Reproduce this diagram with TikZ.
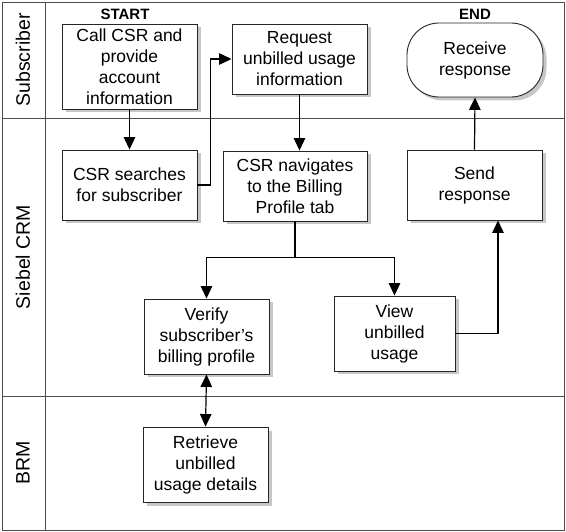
\documentclass[tikz,border=0pt]{standalone}
\usepackage{fontspec}
\setmainfont{Liberation Sans}
\usetikzlibrary{arrows.meta,shadows}

\begin{document}
\begin{tikzpicture}[x=1pt,y=-1pt,
        lane/.style={draw=black!70,line width=0.9pt},
        lanelabel/.style={rotate=90,font=\fontsize{19.5}{22}\selectfont},
        stepbox/.style={draw=black!85,fill=white,line width=0.9pt,align=center,inner sep=0pt,
            font=\fontsize{17.5}{21}\selectfont,
            drop shadow={shadow xshift=3.5pt,shadow yshift=-3.5pt,fill=black!22,opacity=1}},
        endbox/.style={stepbox,rounded corners=32pt},
        tag/.style={font=\bfseries\fontsize{15}{17}\selectfont},
        flow/.style={line width=1.2pt,-{Triangle[length=12.5pt,width=11.5pt]}},
        twoway/.style={line width=1.2pt,{Triangle[length=12.5pt,width=11.5pt]}-{Triangle[length=12.5pt,width=11.5pt]}}]
        \useasboundingbox (0,0) rectangle (566,532);

        % swim lanes
        \draw[lane] (2,2) rectangle (564,530);
        \draw[lane] (45,2) -- (45,530);
        \draw[lane] (2,118) -- (564,118);
        \draw[lane] (2,396) -- (564,396);
        \node[lanelabel] (lsub) at (23,60) {Subscriber};
        \node[lanelabel] (lcrm) at (23,257) {Siebel CRM};
        \node[lanelabel] (lbrm) at (23,463) {BRM};

        % steps
        \node[stepbox,minimum width=135,minimum height=85] (call) at (129.5,66.5) {Call CSR and\\provide\\account\\information};
        \node[stepbox,minimum width=135,minimum height=70] (search) at (129.5,185) {CSR searches\\for subscriber};
        \node[stepbox,minimum width=135,minimum height=70] (req) at (299.5,59) {Request\\unbilled usage\\information};
        \node[stepbox,minimum width=144,minimum height=70] (nav) at (295,186) {CSR navigates\\to the Billing\\Profile tab};
        \node[stepbox,minimum width=125,minimum height=75] (verify) at (206.5,336.5) {Verify\\subscriber’s\\billing profile};
        \node[stepbox,minimum width=121,minimum height=75] (view) at (394.5,333.5) {View\\unbilled\\usage};
        \node[stepbox,minimum width=125,minimum height=75] (retrieve) at (205.5,464.5) {Retrieve\\unbilled\\usage details};
        \node[stepbox,minimum width=135,minimum height=70] (send) at (474.5,185) {Send\\response};
        \node[endbox,minimum width=136,minimum height=74] (recv) at (475,60) {Receive\\response};

        \node[tag] (start) at (125,14) {START};
        \node[tag] (end) at (475,14) {END};

        % connectors
        \draw[flow] (call.south) -- (search.north);
        \draw[flow] (search.east) -- ++(13,0) |- (req.west);
        \draw[flow] (req.south) -- (req.south |- nav.north);
        \coordinate (split) at ([yshift=-36pt]nav.south);
        \draw[line width=1.2pt] (nav.south) -- (split);
        \draw[flow] (split) -| (verify.north);
        \draw[flow] (split) -| (view.north);
        \draw[flow] (view.east) -| ([xshift=23.5pt]send.south);
        \draw[flow] (send.north) -- (recv.south);
        \draw[twoway] (verify.south) -- (retrieve.north);
    \end{tikzpicture}
\end{document}
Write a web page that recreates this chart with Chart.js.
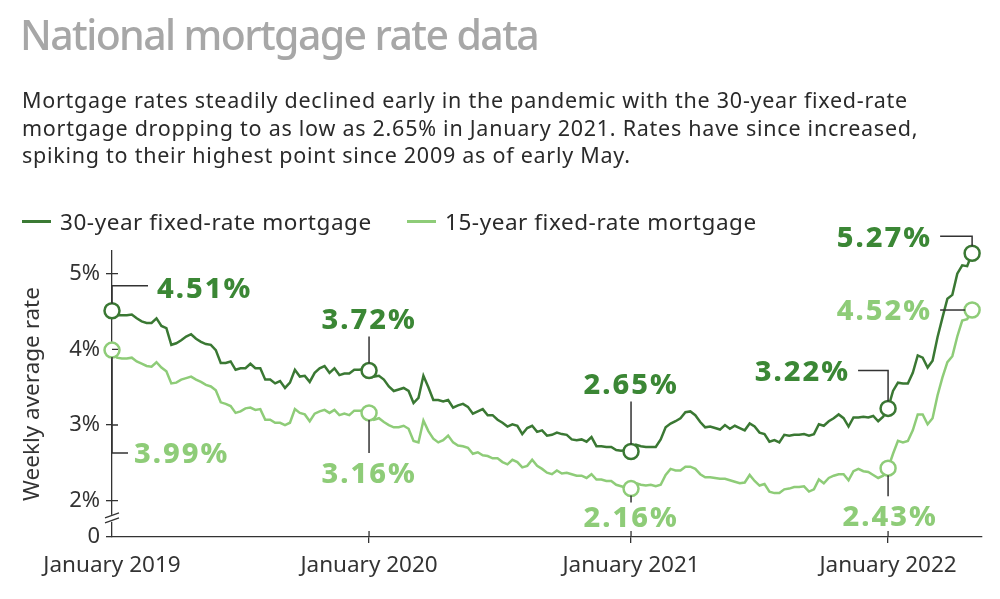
<!DOCTYPE html>
<html>
<head>
<meta charset="utf-8">
<script src="https://cdn.jsdelivr.net/npm/chart.js"></script>
<style>
  body { margin: 0; background: #fff; font-family: "Noto Sans", sans-serif; }
  #wrap { position: relative; width: 1000px; height: 599px; overflow: hidden; }
  #title { position: absolute; left: 20px; top: 6px; font-size: 41px; font-weight: 500; color: #a7a7a7; letter-spacing: -1.6px; white-space: nowrap; }
  #sub { position: absolute; left: 22px; top: 86px; font-size: 21.5px; line-height: 27.5px; letter-spacing: 0.74px; color: #2a2a2a; white-space: nowrap; }
  .leg { position: absolute; top: 206px; font-size: 22.5px; letter-spacing: 0.55px; color: #2a2a2a; white-space: nowrap; }
  .leg i { display: inline-block; width: 29px; height: 3px; vertical-align: middle; margin-right: 9px; position: relative; top: -2px; }
  canvas { position: absolute; left: 0; top: 0; }
</style>
</head>
<body>
<div id="wrap">
  <canvas id="chart" width="1000" height="599"></canvas>
  <div id="title">National mortgage rate data</div>
  <div id="sub">Mortgage rates steadily declined early in the pandemic with the 30-year fixed-rate<br>mortgage dropping to as low as 2.65% in January 2021. Rates have since increased,<br>spiking to their highest point since 2009 as of early May.</div>
  <div class="leg" style="left:22px"><i style="background:#3b7a34"></i>30-year fixed-rate mortgage</div>
  <div class="leg" style="left:407px"><i style="background:#8ecc78"></i>15-year fixed-rate mortgage</div>
</div>
<script>
// weekly Freddie Mac averages, first Thursday of Jan 2019 through early May 2022
const rate30 = [
  // 2019
  4.51, 4.45, 4.45, 4.45, 4.46, 4.41, 4.37, 4.35, 4.35, 4.41,
  4.31, 4.28, 4.06, 4.08, 4.12, 4.17, 4.20, 4.14, 4.10, 4.07,
  4.06, 3.99, 3.82, 3.82, 3.84, 3.73, 3.75, 3.75, 3.81, 3.75,
  3.75, 3.60, 3.60, 3.55, 3.58, 3.49, 3.56, 3.73, 3.64, 3.65,
  3.57, 3.69, 3.75, 3.78, 3.69, 3.75, 3.66, 3.68, 3.68, 3.73,
  3.73, 3.74,
  // 2020
  3.72, 3.64, 3.65, 3.60, 3.51, 3.45, 3.47, 3.49, 3.45, 3.29,
  3.36, 3.65, 3.50, 3.33, 3.33, 3.31, 3.33, 3.23, 3.26, 3.28,
  3.24, 3.15, 3.18, 3.21, 3.13, 3.13, 3.07, 3.03, 2.98, 3.01,
  2.99, 2.88, 2.96, 2.99, 2.91, 2.93, 2.86, 2.87, 2.90, 2.88,
  2.87, 2.81, 2.80, 2.81, 2.78, 2.84, 2.72, 2.72, 2.71, 2.71,
  2.67, 2.66, 2.67,
  // 2021
  2.65, 2.74, 2.72, 2.71, 2.71, 2.71, 2.81, 2.97, 3.02, 3.05,
  3.09, 3.17, 3.18, 3.13, 3.04, 2.97, 2.98, 2.96, 2.94, 3.00,
  2.95, 2.99, 2.96, 2.93, 3.02, 2.98, 2.90, 2.88, 2.78, 2.80,
  2.77, 2.87, 2.86, 2.87, 2.87, 2.88, 2.86, 2.88, 3.01, 2.99,
  3.05, 3.09, 3.14, 3.09, 2.98, 3.10, 3.10, 3.11, 3.10, 3.12,
  3.05, 3.11,
  // 2022
  3.22, 3.45, 3.56, 3.55, 3.55, 3.69, 3.92, 3.89, 3.76, 3.85,
  4.16, 4.42, 4.67, 4.72, 5.00, 5.11, 5.10, 5.27
];

const rate15 = [
  // 2019
  3.99, 3.89, 3.88, 3.88, 3.89, 3.84, 3.81, 3.78, 3.77, 3.83,
  3.76, 3.71, 3.55, 3.56, 3.60, 3.62, 3.64, 3.60, 3.57, 3.53,
  3.51, 3.46, 3.30, 3.28, 3.25, 3.16, 3.18, 3.22, 3.23, 3.20,
  3.21, 3.07, 3.07, 3.03, 3.03, 3.00, 3.03, 3.21, 3.16, 3.14,
  3.05, 3.15, 3.18, 3.20, 3.16, 3.20, 3.13, 3.15, 3.13, 3.19,
  3.19, 3.19,
  // 2020
  3.16, 3.07, 3.09, 3.04, 3.00, 2.97, 2.97, 2.99, 2.95, 2.79,
  2.77, 3.06, 2.92, 2.82, 2.77, 2.80, 2.86, 2.77, 2.73, 2.72,
  2.70, 2.62, 2.64, 2.60, 2.59, 2.56, 2.56, 2.51, 2.48, 2.54,
  2.51, 2.44, 2.46, 2.54, 2.46, 2.42, 2.37, 2.35, 2.40, 2.36,
  2.37, 2.35, 2.33, 2.33, 2.30, 2.35, 2.28, 2.28, 2.26, 2.26,
  2.21, 2.19, 2.17,
  // 2021
  2.16, 2.23, 2.21, 2.20, 2.21, 2.19, 2.21, 2.34, 2.42, 2.40,
  2.40, 2.45, 2.45, 2.42, 2.35, 2.31, 2.31, 2.30, 2.29, 2.29,
  2.27, 2.25, 2.23, 2.24, 2.34, 2.26, 2.20, 2.22, 2.12, 2.10,
  2.10, 2.15, 2.16, 2.18, 2.18, 2.19, 2.12, 2.15, 2.28, 2.23,
  2.30, 2.33, 2.35, 2.35, 2.27, 2.39, 2.42, 2.39, 2.38, 2.34,
  2.30, 2.33,
  // 2022
  2.43, 2.62, 2.79, 2.77, 2.79, 2.93, 3.14, 3.14, 3.01, 3.09,
  3.39, 3.63, 3.83, 3.91, 4.17, 4.38, 4.40, 4.52
];

// x axis: week number since the first week of 2019
const xTickWeeks = [0, 52, 105, 157];
const xTickLabels = ['January 2019', 'January 2020', 'January 2021', 'January 2022'];

// y axis is broken: the "0" tick sits just under 2%
const AXIS_ZERO = 1.52;
const yTickValues = [AXIS_ZERO, 2, 3, 4, 5];
const yTickLabels = ['0', '2%', '3%', '4%', '5%'];

// weeks that get a circle and a callout
const calloutWeeks = [0, 52, 105, 157, 174];

const DARK = '#3a7833';
const DARK_TEXT = '#3b8735';
const LIGHT = '#8ecc78';
const INK = '#333';
const FONT = '"Noto Sans", sans-serif';

// leader line (offsets from the circle) and label offset for each callout
const callouts = [
  { ds: 0, week: 0,   line: [[0, -7], [0, -25], [36, -25]],  tx: 45,  ty: -21, align: 'left' },
  { ds: 1, week: 0,   line: [[0, 7], [0, 103], [16, 103]],   tx: 22,  ty: 105, align: 'left' },
  { ds: 0, week: 52,  line: [[0, -7], [0, -34]],             tx: 0,   ty: -50, align: 'center' },
  { ds: 1, week: 52,  line: [[0, 7], [0, 40]],               tx: 0,   ty: 62,  align: 'center' },
  { ds: 0, week: 105, line: [[0, -7], [0, -50]],             tx: 0,   ty: -66, align: 'center' },
  { ds: 1, week: 105, line: [[0, 7], [0, 14]],               tx: 0,   ty: 30,  align: 'center' },
  { ds: 0, week: 157, line: [[0, -7], [0, -38], [-30, -38]], tx: -38, ty: -36, align: 'right' },
  { ds: 1, week: 157, line: [[0, 7], [0, 28]],               tx: 2,   ty: 50,  align: 'center' },
  { ds: 0, week: 174, line: [[0, -7], [0, -17], [-32, -17]], tx: -40, ty: -15, align: 'right' },
  { ds: 1, week: 174, line: [[-7, 0], [-32, 0]],             tx: -40, ty: 2,   align: 'right' }
];

const series = [rate30, rate15];

const calloutPlugin = {
  id: 'callouts',
  afterDraw(chart) {
    const ctx = chart.ctx;
    const xs = chart.scales.x;
    const ys = chart.scales.y;
    ctx.save();

    // ticks crossing into the plot area
    ctx.strokeStyle = INK;
    ctx.lineWidth = 1.3;
    ctx.beginPath();
    yTickValues.slice(1).forEach(v => {
      const y = ys.getPixelForValue(v);
      ctx.moveTo(xs.left, y);
      ctx.lineTo(xs.left + 6, y);
    });
    xTickWeeks.slice(1).forEach(w => {
      const x = xs.getPixelForValue(w);
      ctx.moveTo(x, ys.bottom);
      ctx.lineTo(x, ys.bottom - 6);
    });
    ctx.stroke();

    // axis break marks
    const yb = (ys.getPixelForValue(AXIS_ZERO) + ys.getPixelForValue(2)) / 2;
    const xa = xs.left;
    ctx.fillStyle = '#fff';
    ctx.fillRect(xa - 2, yb - 4, 4, 7);
    ctx.beginPath();
    ctx.moveTo(xa - 7, yb - 1); ctx.lineTo(xa + 7, yb - 6);
    ctx.moveTo(xa - 7, yb + 4); ctx.lineTo(xa + 7, yb - 1);
    ctx.stroke();

    // callouts
    callouts.forEach(c => {
      const v = series[c.ds][c.week];
      const px = xs.getPixelForValue(c.week);
      const py = ys.getPixelForValue(v);
      ctx.strokeStyle = INK;
      ctx.lineWidth = 1.5;
      ctx.beginPath();
      c.line.forEach(([dx, dy], k) => k ? ctx.lineTo(px + dx, py + dy) : ctx.moveTo(px + dx, py + dy));
      ctx.stroke();
      ctx.font = '800 29px ' + FONT;
      ctx.letterSpacing = '2px';
      ctx.fillStyle = c.ds === 0 ? DARK_TEXT : LIGHT;
      ctx.textAlign = c.align;
      ctx.textBaseline = 'middle';
      ctx.fillText(v.toFixed(2) + '%', px + c.tx, py + c.ty);
    });
    ctx.restore();
  }
};

const toPoints = arr => arr.map((v, i) => ({ x: i, y: v }));

new Chart(document.getElementById('chart'), {
  type: 'line',
  data: {
    datasets: [
      { label: '30-year fixed-rate mortgage', data: toPoints(rate30), borderColor: DARK },
      { label: '15-year fixed-rate mortgage', data: toPoints(rate15), borderColor: LIGHT }
    ]
  },
  options: {
    responsive: false,
    animation: false,
    events: [],
    clip: false,
    layout: { padding: { top: 251, right: 18, bottom: 0, left: 0 } },
    elements: {
      line: { borderWidth: 2.5, tension: 0 },
      point: {
        radius: ctx => calloutWeeks.includes(ctx.dataIndex) ? 7.5 : 0,
        backgroundColor: '#fff',
        borderWidth: 2.5,
        borderColor: ctx => ctx.dataset.borderColor
      }
    },
    plugins: { legend: { display: false }, tooltip: { enabled: false } },
    scales: {
      x: {
        type: 'linear',
        min: 0,
        max: 176,
        afterFit: s => { s.height = 62; },
        afterBuildTicks: s => { s.ticks = xTickWeeks.map(w => ({ value: w })); },
        border: { color: INK, width: 1.3 },
        grid: { drawOnChartArea: false, tickLength: 6, lineWidth: 1.3, color: c => c.index === 0 ? 'rgba(0,0,0,0)' : INK },
        ticks: {
          autoSkip: false, maxRotation: 0, padding: 9, color: INK,
          font: { family: FONT, size: 22.5 },
          callback: (v, i) => xTickLabels[i]
        }
      },
      y: {
        min: AXIS_ZERO,
        max: 5.3,
        afterFit: s => { s.width = 112; },
        afterBuildTicks: s => { s.ticks = yTickValues.map(v => ({ value: v })); },
        border: { color: INK, width: 1.3 },
        grid: { drawOnChartArea: false, tickLength: 6, lineWidth: 1.3, color: INK },
        ticks: {
          padding: 6, color: INK,
          font: { family: FONT, size: 22 },
          callback: (v, i) => yTickLabels[i]
        },
        title: {
          display: true, text: 'Weekly average rate', color: INK,
          font: { family: FONT, size: 22.5 },
          padding: { top: 19, bottom: 0 }
        }
      }
    }
  },
  plugins: [calloutPlugin]
});
</script>
</body>
</html>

EXERCISE DESCRIPTION: Return, unchanged, the lines from the first line of the material through the line that holds "(lbrm) at (23,463)", inclusive, omitting pictures.

FULL ANSWER:
Reproduce this diagram with TikZ.
\documentclass[tikz,border=0pt]{standalone}
\usepackage{fontspec}
\setmainfont{Liberation Sans}
\usetikzlibrary{arrows.meta,shadows}

\begin{document}
\begin{tikzpicture}[x=1pt,y=-1pt,
        lane/.style={draw=black!70,line width=0.9pt},
        lanelabel/.style={rotate=90,font=\fontsize{19.5}{22}\selectfont},
        stepbox/.style={draw=black!85,fill=white,line width=0.9pt,align=center,inner sep=0pt,
            font=\fontsize{17.5}{21}\selectfont,
            drop shadow={shadow xshift=3.5pt,shadow yshift=-3.5pt,fill=black!22,opacity=1}},
        endbox/.style={stepbox,rounded corners=32pt},
        tag/.style={font=\bfseries\fontsize{15}{17}\selectfont},
        flow/.style={line width=1.2pt,-{Triangle[length=12.5pt,width=11.5pt]}},
        twoway/.style={line width=1.2pt,{Triangle[length=12.5pt,width=11.5pt]}-{Triangle[length=12.5pt,width=11.5pt]}}]
        \useasboundingbox (0,0) rectangle (566,532);

        % swim lanes
        \draw[lane] (2,2) rectangle (564,530);
        \draw[lane] (45,2) -- (45,530);
        \draw[lane] (2,118) -- (564,118);
        \draw[lane] (2,396) -- (564,396);
        \node[lanelabel] (lsub) at (23,60) {Subscriber};
        \node[lanelabel] (lcrm) at (23,257) {Siebel CRM};
        \node[lanelabel] (lbrm) at (23,463) {BRM};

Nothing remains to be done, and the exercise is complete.